This is an old version, view current version.

25.2 Simulation-based calibration

Suppose the Bayesian model to test has joint density \[ p(y, \theta) = p(y \mid \theta) \cdot p(\theta), \] with data \(y\) and parameters \(\theta\) (both are typically multivariate). Simulation-based calibration works by generating \(N\) simulated parameter and data pairs according to the joint density, \[ (y^{\textrm{sim}(1)}, \theta^{\textrm{sim}(1)}), \ldots, (y^{\textrm{sim}(N)}, \theta^{\textrm{sim}(N)}), \sim p(y, \theta). \] For each simulated data set \(y^{\textrm{sim}(n)}\), use the algorithm to be tested to generate \(M\) posterior draws, which if everything is working properly, will be distributed marginally as \[ \theta^{(n, 1)}, \ldots, \theta^{(n, M)} \sim p(\theta \mid y^{\textrm{sim}(n)}). \] For a simulation \(n\) and parameter \(k\), the rank of the simulated parameter among the posterior draws is \[\begin{eqnarray*} r_{n, k} & = & \textrm{rank}(\theta_k^{\textrm{sim}(n)}, (\theta^{(n, 1)}, \ldots, \theta^{(n,M)})) \\[4pt] & = & \sum_{m = 1}^M \textrm{I}[\theta_k^{(n,m)} < \theta_k^{\textrm{sim}(n)}]. \end{eqnarray*}\]
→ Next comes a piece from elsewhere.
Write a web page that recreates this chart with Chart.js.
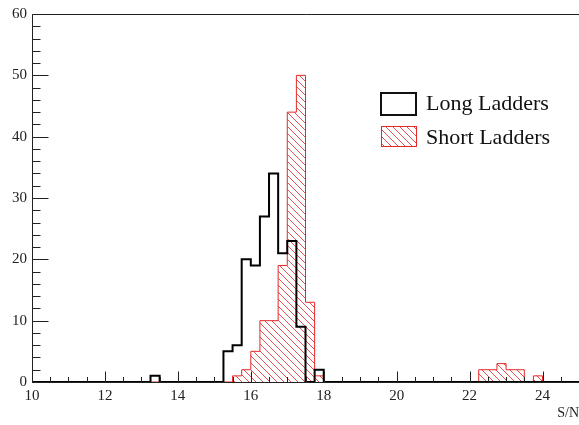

That is, the rank is the number of posterior draws \(\theta^{(n,m)}_k\) that are less than the simulated draw \(\theta^{\textrm{sim}(n)}_k.\)

If the algorithm generates posterior draws according to the posterior, the ranks should be uniformly distributed from \(0\) to \(M\), so that the ranks plus one are uniformly distributed from \(1\) to \(M + 1\), \[ r_{n, k} + 1 \sim \textrm{categorical}\! \left(\frac{1}{M + 1}, \ldots, \frac{1}{M + 1}\right). \] Simulation-based calibration uses this expected behavior to test the calibration of each parameter of a model on simulated data. Talts et al. (2018) suggest plotting binned counts of \(r_{1:N, k}\) for different parameters \(k\); Cook, Gelman, and Rubin (2006) automate the process with a hypothesis test for uniformity.

References

Talts, Sean, Michael Betancourt, Daniel Simpson, Aki Vehtari, and Andrew Gelman. 2018. “Validating Bayesian Inference Algorithms with Simulation-Based Calibration.” arXiv, no. 1804.06788.

Cook, Samantha R., Andrew Gelman, and Donald B Rubin. 2006. “Validation of Software for Bayesian Models Using Posterior Quantiles.” Journal of Computational and Graphical Statistics 15 (3): 675–92. doi:10.1198/106186006X136976.